I want to know if it’s possible to modify the parameters of an nn.Module after backpropagation has been done.
I want to clamp the parameters of a module such that they are increasing ie. C[0] < C[1] < … < C[n-1]. But only after they have been updated via gradient descent.
Thanks!
PS. not sure what the category would be so I left it under “Uncategorized”
Yes, similar to how the optimizer.step() function manipulates the parameters, you could apply a similar logic by e.g. manipulating the parameters inplace in a no_grad() context.
I should have been more clear - I want to do it automatically whenever the backwards call is done.

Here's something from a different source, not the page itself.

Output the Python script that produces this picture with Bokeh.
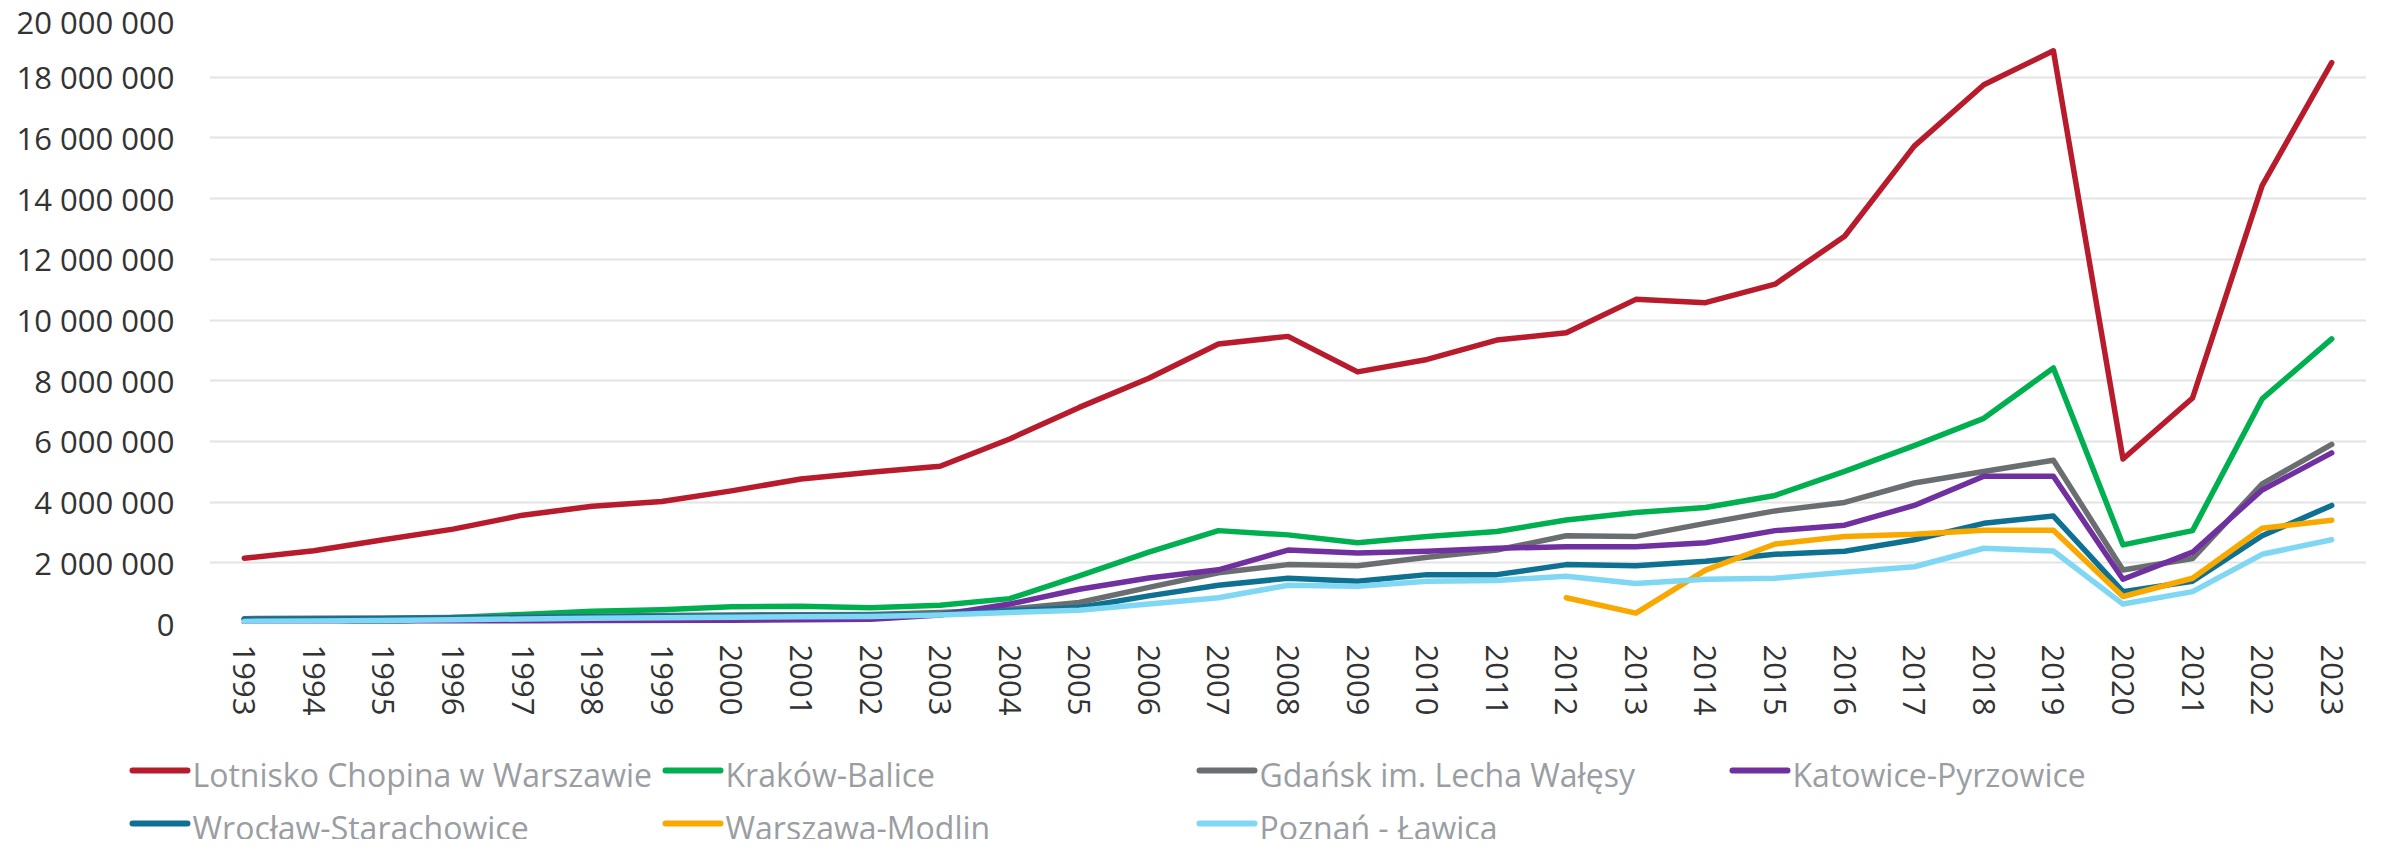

I’m developing an nn.module that can be imported and used by just adding it to another module. I don’t want end-users to modify their code so they have to manually clamp the values of my module after the optimizer.step() is called.
I looked into backward hooks but they modify the gradients before the parameters are updated. I want to make something like a “backward_post” hook that executes after the parameter gets updated.
Maybe using a parametrization could be useful in your case. Although a parametrization would modify the parameter before it is used, I think this would achieve the same result. Here is an example of how you could do that:
from torch import nn
import torch.nn.utils.parametrize as parametrize
class Clamp(nn.Module):
"""Reparametrize a variable to be bounded in [0, 1] with a clamp"""
def forward(self, X):
return X.clamp(0, 1)
def right_inverse(self, Z):
return Z
linear = nn.Linear(1,2)
parametrize.register_parametrization(linear, 'weight', Clamp())
Thanks grudloff! Parametrization solves my problem
I was thinking about using pre_forward_hooks but, if I am not mistaken, those are supposed to be used for modifying the inputs to the module and not the module itself. Parametrization is basically that but for parameters.
I also didn’t know about parameterization and read the tutorial on it after seeing your reply. So thanks for introducing it to me too.